> **Given material**:
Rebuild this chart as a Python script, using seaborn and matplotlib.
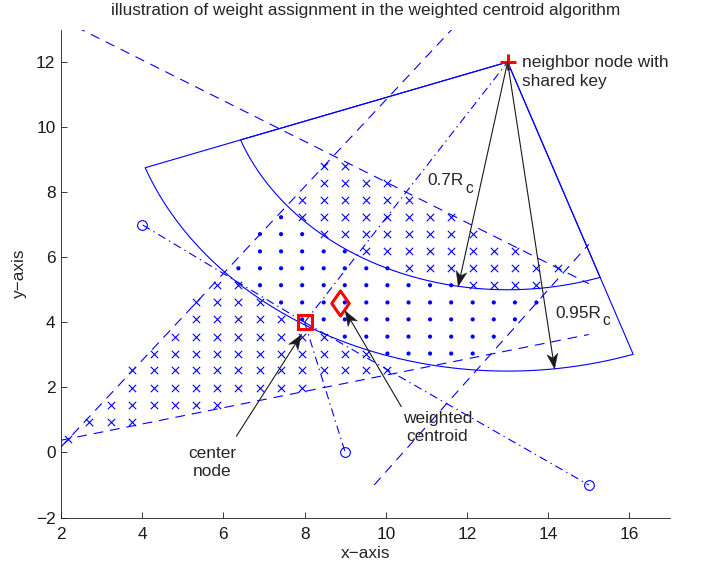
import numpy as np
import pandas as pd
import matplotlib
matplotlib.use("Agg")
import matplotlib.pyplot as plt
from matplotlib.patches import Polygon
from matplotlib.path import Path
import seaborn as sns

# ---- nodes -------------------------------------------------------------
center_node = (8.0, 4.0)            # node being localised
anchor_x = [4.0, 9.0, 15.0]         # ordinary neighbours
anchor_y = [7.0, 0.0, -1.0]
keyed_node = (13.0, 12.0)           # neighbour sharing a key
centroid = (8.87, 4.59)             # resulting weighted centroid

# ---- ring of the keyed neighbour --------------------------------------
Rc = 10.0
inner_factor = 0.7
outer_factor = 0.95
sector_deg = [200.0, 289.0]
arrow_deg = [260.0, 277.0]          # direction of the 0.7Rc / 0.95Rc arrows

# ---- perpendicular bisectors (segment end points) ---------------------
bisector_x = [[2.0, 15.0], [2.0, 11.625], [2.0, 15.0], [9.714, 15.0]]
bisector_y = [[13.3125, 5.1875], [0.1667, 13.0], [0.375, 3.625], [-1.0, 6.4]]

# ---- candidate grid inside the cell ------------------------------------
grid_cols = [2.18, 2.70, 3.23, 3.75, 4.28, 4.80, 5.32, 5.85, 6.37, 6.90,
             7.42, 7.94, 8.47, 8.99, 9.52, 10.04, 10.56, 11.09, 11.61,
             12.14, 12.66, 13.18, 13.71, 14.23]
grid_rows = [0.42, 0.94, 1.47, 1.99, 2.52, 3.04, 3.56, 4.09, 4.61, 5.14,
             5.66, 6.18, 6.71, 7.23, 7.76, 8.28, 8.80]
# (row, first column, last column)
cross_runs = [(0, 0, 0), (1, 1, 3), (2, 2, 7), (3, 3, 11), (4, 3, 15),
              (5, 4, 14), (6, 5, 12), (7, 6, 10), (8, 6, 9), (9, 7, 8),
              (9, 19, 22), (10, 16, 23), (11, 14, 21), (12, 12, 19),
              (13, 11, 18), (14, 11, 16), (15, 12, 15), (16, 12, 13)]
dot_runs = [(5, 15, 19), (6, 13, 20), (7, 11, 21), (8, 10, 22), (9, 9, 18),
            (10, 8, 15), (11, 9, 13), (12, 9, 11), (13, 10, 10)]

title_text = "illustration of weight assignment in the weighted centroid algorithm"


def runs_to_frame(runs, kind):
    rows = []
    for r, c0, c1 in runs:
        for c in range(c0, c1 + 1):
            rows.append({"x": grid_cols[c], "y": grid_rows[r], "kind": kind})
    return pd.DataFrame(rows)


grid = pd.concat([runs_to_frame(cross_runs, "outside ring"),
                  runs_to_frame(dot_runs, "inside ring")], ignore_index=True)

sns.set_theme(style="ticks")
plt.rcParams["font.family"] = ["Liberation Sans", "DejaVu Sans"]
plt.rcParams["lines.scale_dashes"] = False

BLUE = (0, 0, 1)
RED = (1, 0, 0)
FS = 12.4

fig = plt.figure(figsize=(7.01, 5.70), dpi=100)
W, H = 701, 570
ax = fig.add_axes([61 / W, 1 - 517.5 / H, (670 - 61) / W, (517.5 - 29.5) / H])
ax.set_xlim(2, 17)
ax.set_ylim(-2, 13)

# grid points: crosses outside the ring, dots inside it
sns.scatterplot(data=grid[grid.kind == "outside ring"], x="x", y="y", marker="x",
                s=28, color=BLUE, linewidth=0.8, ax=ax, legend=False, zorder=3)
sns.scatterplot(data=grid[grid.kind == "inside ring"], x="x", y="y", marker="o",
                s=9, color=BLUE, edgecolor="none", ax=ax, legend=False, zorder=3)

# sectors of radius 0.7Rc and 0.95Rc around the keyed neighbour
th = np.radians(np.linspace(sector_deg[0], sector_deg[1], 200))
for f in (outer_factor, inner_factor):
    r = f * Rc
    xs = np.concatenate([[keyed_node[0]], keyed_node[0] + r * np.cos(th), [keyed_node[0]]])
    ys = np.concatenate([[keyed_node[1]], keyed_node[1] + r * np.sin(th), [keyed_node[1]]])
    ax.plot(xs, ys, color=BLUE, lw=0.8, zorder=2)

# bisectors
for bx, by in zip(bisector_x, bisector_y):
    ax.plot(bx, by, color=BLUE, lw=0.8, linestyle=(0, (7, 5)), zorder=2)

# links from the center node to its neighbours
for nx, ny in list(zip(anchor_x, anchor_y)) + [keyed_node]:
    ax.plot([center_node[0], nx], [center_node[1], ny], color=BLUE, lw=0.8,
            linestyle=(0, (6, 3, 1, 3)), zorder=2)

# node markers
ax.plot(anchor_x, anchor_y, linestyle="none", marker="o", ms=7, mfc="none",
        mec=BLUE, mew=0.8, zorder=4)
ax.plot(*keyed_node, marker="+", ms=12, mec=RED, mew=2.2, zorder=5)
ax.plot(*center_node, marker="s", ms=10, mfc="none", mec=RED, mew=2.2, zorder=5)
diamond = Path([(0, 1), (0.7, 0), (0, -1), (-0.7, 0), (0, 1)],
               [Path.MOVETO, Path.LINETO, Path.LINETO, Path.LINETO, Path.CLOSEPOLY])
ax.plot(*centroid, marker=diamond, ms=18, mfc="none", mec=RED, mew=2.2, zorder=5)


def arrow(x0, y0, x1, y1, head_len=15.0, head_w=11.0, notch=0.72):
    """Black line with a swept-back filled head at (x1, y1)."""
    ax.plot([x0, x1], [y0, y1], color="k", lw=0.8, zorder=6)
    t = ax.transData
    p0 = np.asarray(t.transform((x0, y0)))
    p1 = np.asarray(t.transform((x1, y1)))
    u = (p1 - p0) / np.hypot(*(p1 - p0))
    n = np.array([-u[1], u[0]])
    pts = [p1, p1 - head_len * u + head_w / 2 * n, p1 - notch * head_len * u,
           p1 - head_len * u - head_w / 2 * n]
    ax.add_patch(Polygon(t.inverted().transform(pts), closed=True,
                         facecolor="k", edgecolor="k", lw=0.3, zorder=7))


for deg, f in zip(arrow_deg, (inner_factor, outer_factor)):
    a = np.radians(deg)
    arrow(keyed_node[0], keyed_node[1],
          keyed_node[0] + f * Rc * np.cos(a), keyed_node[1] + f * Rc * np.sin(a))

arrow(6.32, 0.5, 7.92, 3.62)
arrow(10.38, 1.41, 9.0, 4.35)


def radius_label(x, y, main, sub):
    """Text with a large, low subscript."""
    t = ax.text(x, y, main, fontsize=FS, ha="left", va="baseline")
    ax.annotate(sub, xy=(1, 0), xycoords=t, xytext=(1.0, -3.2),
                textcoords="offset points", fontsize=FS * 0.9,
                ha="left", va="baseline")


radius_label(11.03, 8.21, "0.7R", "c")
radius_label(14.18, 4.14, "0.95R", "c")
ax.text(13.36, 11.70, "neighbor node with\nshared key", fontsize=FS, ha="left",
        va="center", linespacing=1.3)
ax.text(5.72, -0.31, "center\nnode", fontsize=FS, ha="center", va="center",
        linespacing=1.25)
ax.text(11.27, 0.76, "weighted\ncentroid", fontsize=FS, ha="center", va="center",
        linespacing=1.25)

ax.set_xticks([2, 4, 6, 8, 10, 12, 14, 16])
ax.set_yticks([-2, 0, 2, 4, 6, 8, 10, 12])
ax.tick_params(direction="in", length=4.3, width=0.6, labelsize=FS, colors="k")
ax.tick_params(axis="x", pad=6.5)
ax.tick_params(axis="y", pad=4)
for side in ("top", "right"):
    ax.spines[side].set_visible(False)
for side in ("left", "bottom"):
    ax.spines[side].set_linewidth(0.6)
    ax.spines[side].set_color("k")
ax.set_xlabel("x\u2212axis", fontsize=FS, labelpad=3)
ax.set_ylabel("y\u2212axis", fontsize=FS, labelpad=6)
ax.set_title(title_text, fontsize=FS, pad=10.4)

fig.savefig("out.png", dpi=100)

> **The request**: From the first line above through the line containing "3.625], [-1.0, 6.4]]", copy everything exactly, without the pictures.

> **Exercise output**:
Rebuild this chart as a Python script, using seaborn and matplotlib.
import numpy as np
import pandas as pd
import matplotlib
matplotlib.use("Agg")
import matplotlib.pyplot as plt
from matplotlib.patches import Polygon
from matplotlib.path import Path
import seaborn as sns

# ---- nodes -------------------------------------------------------------
center_node = (8.0, 4.0)            # node being localised
anchor_x = [4.0, 9.0, 15.0]         # ordinary neighbours
anchor_y = [7.0, 0.0, -1.0]
keyed_node = (13.0, 12.0)           # neighbour sharing a key
centroid = (8.87, 4.59)             # resulting weighted centroid

# ---- ring of the keyed neighbour --------------------------------------
Rc = 10.0
inner_factor = 0.7
outer_factor = 0.95
sector_deg = [200.0, 289.0]
arrow_deg = [260.0, 277.0]          # direction of the 0.7Rc / 0.95Rc arrows

# ---- perpendicular bisectors (segment end points) ---------------------
bisector_x = [[2.0, 15.0], [2.0, 11.625], [2.0, 15.0], [9.714, 15.0]]
bisector_y = [[13.3125, 5.1875], [0.1667, 13.0], [0.375, 3.625], [-1.0, 6.4]]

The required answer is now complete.